(Entries with chart source code)
···

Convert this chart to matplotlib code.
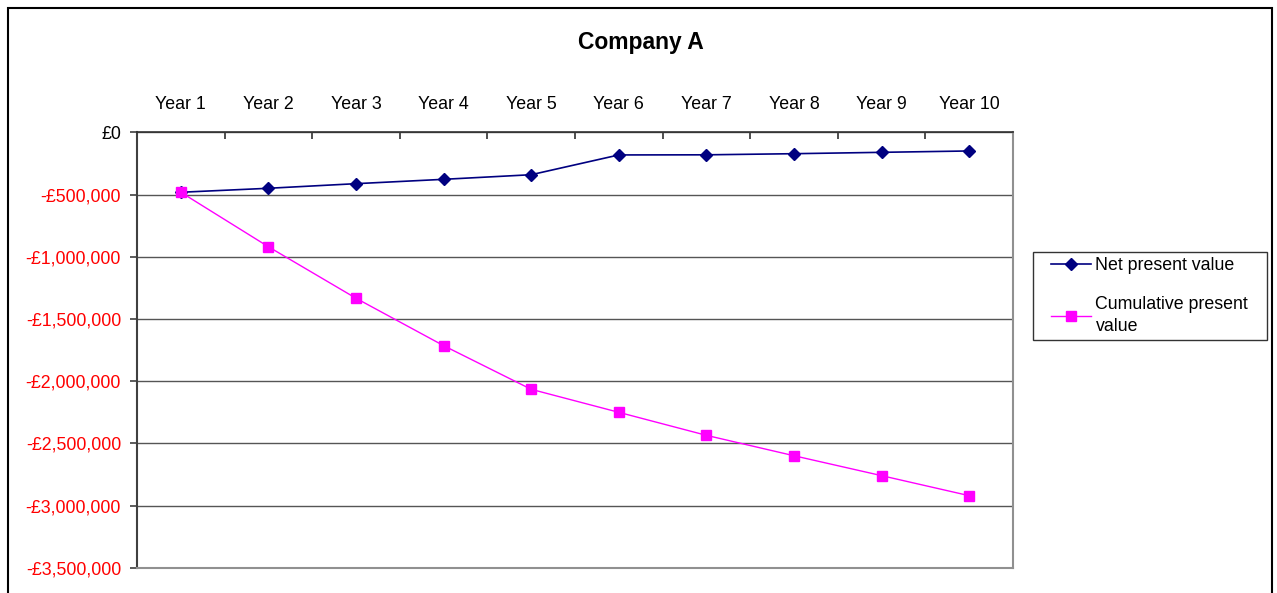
import numpy as np
from matplotlib import pyplot as plt
from matplotlib.patches import Rectangle
from matplotlib.ticker import FuncFormatter, FixedLocator

plt.rcParams['font.family'] = ['Liberation Sans', 'DejaVu Sans']

years = ["Year 1", "Year 2", "Year 3", "Year 4", "Year 5",
         "Year 6", "Year 7", "Year 8", "Year 9", "Year 10"]
net_pv = [-482000, -450000, -413000, -378000, -341000,
          -182000, -181000, -172000, -161000, -150000]
cum_pv = [-482000, -920000, -1334000, -1715000, -2066000,
          -2251000, -2436000, -2600000, -2760000, -2921000]
y_ticks = [0, -500000, -1000000, -1500000, -2000000, -2500000, -3000000, -3500000]

fig = plt.figure(figsize=(12.77, 5.93), dpi=100)
ax = fig.add_axes([137/1277, 1 - 567.7/593, (1013 - 137)/1277, (567.7 - 132.3)/593])

x = np.arange(len(years))
ax.plot(x, net_pv, '-D', color='#000080', lw=1.2, markersize=6.5, label="Net present value", zorder=3)
ax.plot(x, cum_pv, '-s', color='#FF00FF', lw=1.0, markersize=6.5, label="Cumulative present\nvalue", zorder=4)

ax.set_xlim(-0.5, len(years) - 0.5)
ax.set_ylim(-3500000, 0)

# y axis
ax.yaxis.set_major_locator(FixedLocator(y_ticks))
ax.yaxis.set_major_formatter(FuncFormatter(lambda v, p: "£0" if v == 0 else "-£{:,.0f}".format(-v)))
ax.tick_params(axis='y', direction='out', length=5, width=1.2, color='#404040', pad=6.5, labelsize=12.8)
for lab, v in zip(ax.get_yticklabels(), y_ticks):
    lab.set_color('black' if v == 0 else '#FF0000')
ax.grid(axis='y', color='#555555', lw=1)
ax.set_axisbelow(True)

# x axis on top: ticks at category borders, labels at centres
ax.xaxis.tick_top()
ax.set_xticks(np.arange(len(years) + 1) - 0.5)
ax.set_xticklabels([])
ax.set_xticks(x, minor=True)
ax.set_xticklabels(years, minor=True)
ax.tick_params(axis='x', which='major', direction='in', length=5, width=1.2, color='#303030')
ax.tick_params(axis='x', which='minor', length=0, pad=14, labelsize=12.8)

ax.spines['left'].set_color('#404040')
ax.spines['left'].set_linewidth(1.5)
ax.spines['top'].set_color('#303030')
ax.spines['top'].set_linewidth(1.2)
ax.spines['right'].set_color('#909090')
ax.spines['bottom'].set_color('#909090')
ax.spines['right'].set_linewidth(1.5)
ax.spines['bottom'].set_linewidth(1.5)

fig.text(0.502, 1 - 43/593, "Company A", ha='center', va='center', fontsize=16.5, fontweight='bold')

# legend without own frame, box drawn separately
leg = ax.legend(loc='upper left', bbox_to_anchor=(1051/1277, 1 - 257/593), bbox_transform=fig.transFigure,
                fontsize=12.8, frameon=False, borderaxespad=0, borderpad=0,
                handlelength=2.25, handletextpad=0.25, labelspacing=1.25)
for t in leg.get_texts():
    t.set_linespacing(1.4)
fig.patches.append(Rectangle((1033/1277, 1 - 340/593), (1267 - 1033)/1277, (340 - 252)/593,
                             transform=fig.transFigure, fill=False, edgecolor='#333333', lw=1.0))

# outer chart border
fig.patches.append(Rectangle((8/1277, -0.02), (1272 - 8)/1277, 1 - 8/593 + 0.02,
                             transform=fig.transFigure, fill=False, edgecolor='black', lw=1.5))

plt.savefig('out.png', dpi=100)
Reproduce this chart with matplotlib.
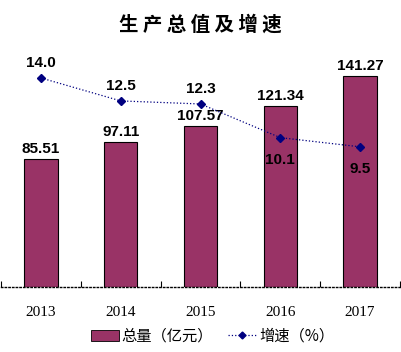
import numpy as np
import matplotlib.pyplot as plt
from matplotlib.lines import Line2D
from matplotlib.patches import Patch

years = ["2013", "2014", "2015", "2016", "2017"]
total = [85.51, 97.11, 107.57, 121.34, 141.27]
growth = [14.0, 12.5, 12.3, 10.1, 9.5]
growth_text = ["14.0", "12.5", "12.3", "10.1", "9.5"]

bar_color = "#993366"
line_color = "#000080"
cjk = ["Noto Sans CJK SC", "DejaVu Sans"]

fig = plt.figure(figsize=(4.01, 3.52), dpi=100)
ax = fig.add_axes([1 / 401, 65 / 352, 399 / 401, 247 / 352])
x = np.arange(len(years))

ax.bar(x, total, width=0.42, color=bar_color, edgecolor="black", linewidth=0.8, zorder=2)
ax.set_xlim(-0.5, len(years) - 0.5)
ax.set_ylim(0, 165.2)
for xi, v in zip(x, total):
    ax.annotate(f"{v:.2f}", (xi, v), xytext=(0, 2), textcoords="offset points",
                ha="center", va="bottom", fontsize=11, fontweight="bold",
                family="Liberation Sans")

for s in ["top", "left", "right"]:
    ax.spines[s].set_visible(False)
ax.spines["bottom"].set_linestyle(":")
ax.spines["bottom"].set_linewidth(1)
ax.set_yticks([])
ax.set_xticks(x)
ax.set_xticklabels(years, family="Liberation Serif", fontsize=11)
ax.tick_params(axis="x", which="major", length=0, pad=14)
ax.set_xticks(np.arange(len(years) + 1) - 0.5, minor=True)
ax.tick_params(axis="x", which="minor", direction="in", length=4, width=0.8)

ax2 = ax.twinx()
ax2.set_ylim(0.34, 16.48)
ax2.axis("off")
ax2.plot(x, growth, color=line_color, linestyle=":", linewidth=0.9,
         marker="D", markersize=3.8, zorder=3)
above = [True, True, True, False, False]
for xi, v, t, up in zip(x, growth, growth_text, above):
    ax2.annotate(t, (xi, v), xytext=(0, 11 if up else -16), textcoords="offset points",
                 ha="center", va="center", fontsize=11, fontweight="bold",
                 family="Liberation Sans")

fig.text(0.5, 1 - 25 / 352, "生 产 总 值 及 增 速", ha="center", va="center",
         fontsize=14, fontweight="heavy", family=cjk)

handles = [Patch(facecolor=bar_color, edgecolor="black", linewidth=0.6),
           Line2D([], [], color=line_color, linestyle=":", linewidth=0.9,
                  marker="D", markersize=3.5)]
fig.legend(handles, ["总量（亿元）", "增速（%）"], loc="center",
           bbox_to_anchor=(0.53, 1 - 336 / 352), ncol=2, frameon=False,
           prop={"family": cjk, "size": 11}, handlelength=1.8, handletextpad=0.2,
           columnspacing=1.0)

fig.savefig("out.png", dpi=100)
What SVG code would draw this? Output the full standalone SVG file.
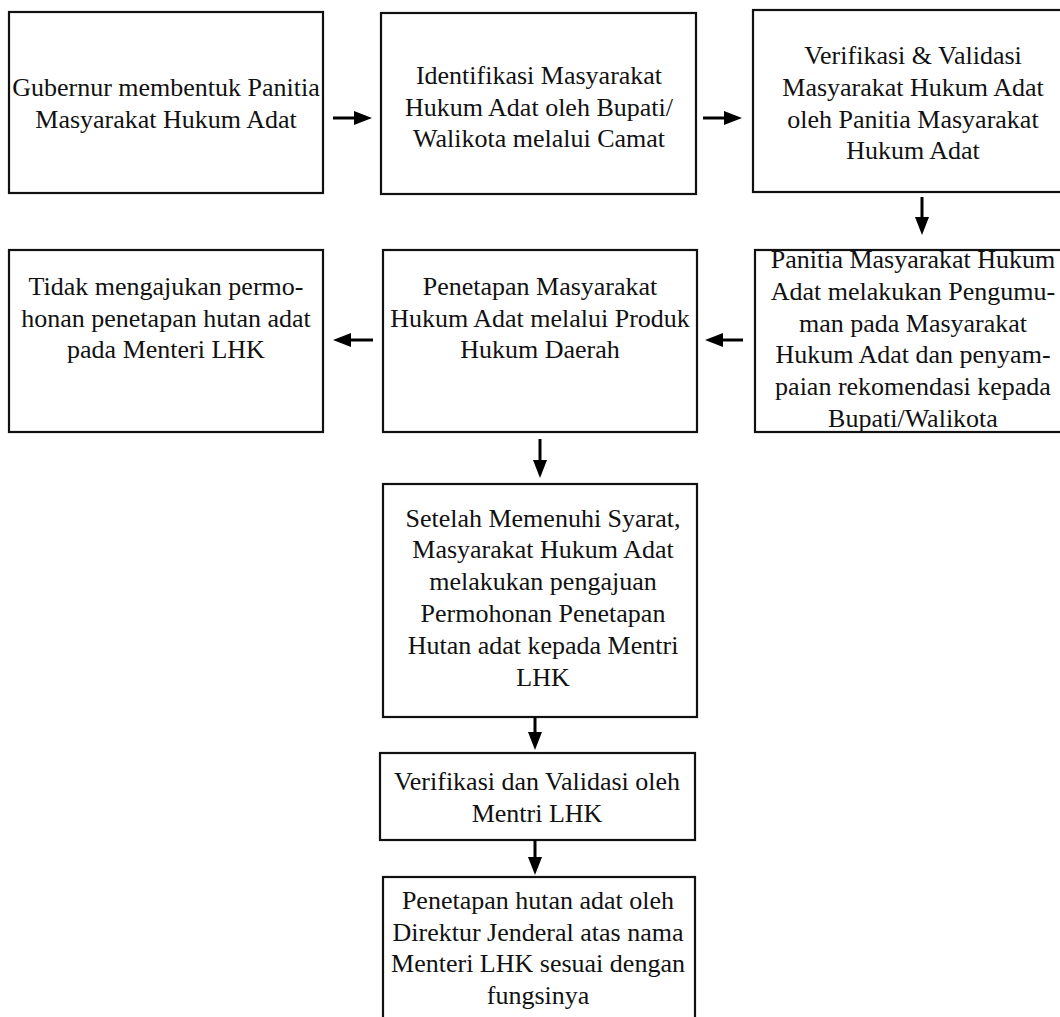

···

Return every line of the records exactly as given, pictures excluded.

§ **Written response**:
Convert this chart to matplotlib code.
import numpy as np
from matplotlib import pyplot as plt
from matplotlib.patches import Rectangle
from matplotlib.ticker import FuncFormatter, FixedLocator

plt.rcParams['font.family'] = ['Liberation Sans', 'DejaVu Sans']

years = ["Year 1", "Year 2", "Year 3", "Year 4", "Year 5",
         "Year 6", "Year 7", "Year 8", "Year 9", "Year 10"]
net_pv = [-482000, -450000, -413000, -378000, -341000,
          -182000, -181000, -172000, -161000, -150000]
cum_pv = [-482000, -920000, -1334000, -1715000, -2066000,
          -2251000, -2436000, -2600000, -2760000, -2921000]
y_ticks = [0, -500000, -1000000, -1500000, -2000000, -2500000, -3000000, -3500000]

fig = plt.figure(figsize=(12.77, 5.93), dpi=100)
ax = fig.add_axes([137/1277, 1 - 567.7/593, (1013 - 137)/1277, (567.7 - 132.3)/593])

x = np.arange(len(years))
ax.plot(x, net_pv, '-D', color='#000080', lw=1.2, markersize=6.5, label="Net present value", zorder=3)
ax.plot(x, cum_pv, '-s', color='#FF00FF', lw=1.0, markersize=6.5, label="Cumulative present\nvalue", zorder=4)

ax.set_xlim(-0.5, len(years) - 0.5)
ax.set_ylim(-3500000, 0)

# y axis
ax.yaxis.set_major_locator(FixedLocator(y_ticks))
ax.yaxis.set_major_formatter(FuncFormatter(lambda v, p: "£0" if v == 0 else "-£{:,.0f}".format(-v)))
ax.tick_params(axis='y', direction='out', length=5, width=1.2, color='#404040', pad=6.5, labelsize=12.8)
for lab, v in zip(ax.get_yticklabels(), y_ticks):
    lab.set_color('black' if v == 0 else '#FF0000')
ax.grid(axis='y', color='#555555', lw=1)
ax.set_axisbelow(True)

# x axis on top: ticks at category borders, labels at centres
ax.xaxis.tick_top()
ax.set_xticks(np.arange(len(years) + 1) - 0.5)
ax.set_xticklabels([])
ax.set_xticks(x, minor=True)
ax.set_xticklabels(years, minor=True)
ax.tick_params(axis='x', which='major', direction='in', length=5, width=1.2, color='#303030')
ax.tick_params(axis='x', which='minor', length=0, pad=14, labelsize=12.8)

ax.spines['left'].set_color('#404040')
ax.spines['left'].set_linewidth(1.5)
ax.spines['top'].set_color('#303030')
ax.spines['top'].set_linewidth(1.2)
ax.spines['right'].set_color('#909090')
ax.spines['bottom'].set_color('#909090')
ax.spines['right'].set_linewidth(1.5)
ax.spines['bottom'].set_linewidth(1.5)

fig.text(0.502, 1 - 43/593, "Company A", ha='center', va='center', fontsize=16.5, fontweight='bold')

# legend without own frame, box drawn separately
leg = ax.legend(loc='upper left', bbox_to_anchor=(1051/1277, 1 - 257/593), bbox_transform=fig.transFigure,
                fontsize=12.8, frameon=False, borderaxespad=0, borderpad=0,
                handlelength=2.25, handletextpad=0.25, labelspacing=1.25)
for t in leg.get_texts():
    t.set_linespacing(1.4)
fig.patches.append(Rectangle((1033/1277, 1 - 340/593), (1267 - 1033)/1277, (340 - 252)/593,
                             transform=fig.transFigure, fill=False, edgecolor='#333333', lw=1.0))

# outer chart border
fig.patches.append(Rectangle((8/1277, -0.02), (1272 - 8)/1277, 1 - 8/593 + 0.02,
                             transform=fig.transFigure, fill=False, edgecolor='black', lw=1.5))

plt.savefig('out.png', dpi=100)
Reproduce this chart with matplotlib.
import numpy as np
import matplotlib.pyplot as plt
from matplotlib.lines import Line2D
from matplotlib.patches import Patch

years = ["2013", "2014", "2015", "2016", "2017"]
total = [85.51, 97.11, 107.57, 121.34, 141.27]
growth = [14.0, 12.5, 12.3, 10.1, 9.5]
growth_text = ["14.0", "12.5", "12.3", "10.1", "9.5"]

bar_color = "#993366"
line_color = "#000080"
cjk = ["Noto Sans CJK SC", "DejaVu Sans"]

fig = plt.figure(figsize=(4.01, 3.52), dpi=100)
ax = fig.add_axes([1 / 401, 65 / 352, 399 / 401, 247 / 352])
x = np.arange(len(years))

ax.bar(x, total, width=0.42, color=bar_color, edgecolor="black", linewidth=0.8, zorder=2)
ax.set_xlim(-0.5, len(years) - 0.5)
ax.set_ylim(0, 165.2)
for xi, v in zip(x, total):
    ax.annotate(f"{v:.2f}", (xi, v), xytext=(0, 2), textcoords="offset points",
                ha="center", va="bottom", fontsize=11, fontweight="bold",
                family="Liberation Sans")

for s in ["top", "left", "right"]:
    ax.spines[s].set_visible(False)
ax.spines["bottom"].set_linestyle(":")
ax.spines["bottom"].set_linewidth(1)
ax.set_yticks([])
ax.set_xticks(x)
ax.set_xticklabels(years, family="Liberation Serif", fontsize=11)
ax.tick_params(axis="x", which="major", length=0, pad=14)
ax.set_xticks(np.arange(len(years) + 1) - 0.5, minor=True)
ax.tick_params(axis="x", which="minor", direction="in", length=4, width=0.8)

ax2 = ax.twinx()
ax2.set_ylim(0.34, 16.48)
ax2.axis("off")
ax2.plot(x, growth, color=line_color, linestyle=":", linewidth=0.9,
         marker="D", markersize=3.8, zorder=3)
above = [True, True, True, False, False]
for xi, v, t, up in zip(x, growth, growth_text, above):
    ax2.annotate(t, (xi, v), xytext=(0, 11 if up else -16), textcoords="offset points",
                 ha="center", va="center", fontsize=11, fontweight="bold",
                 family="Liberation Sans")

fig.text(0.5, 1 - 25 / 352, "生 产 总 值 及 增 速", ha="center", va="center",
         fontsize=14, fontweight="heavy", family=cjk)

handles = [Patch(facecolor=bar_color, edgecolor="black", linewidth=0.6),
           Line2D([], [], color=line_color, linestyle=":", linewidth=0.9,
                  marker="D", markersize=3.5)]
fig.legend(handles, ["总量（亿元）", "增速（%）"], loc="center",
           bbox_to_anchor=(0.53, 1 - 336 / 352), ncol=2, frameon=False,
           prop={"family": cjk, "size": 11}, handlelength=1.8, handletextpad=0.2,
           columnspacing=1.0)

fig.savefig("out.png", dpi=100)
What SVG code would draw this? Output the full standalone SVG file.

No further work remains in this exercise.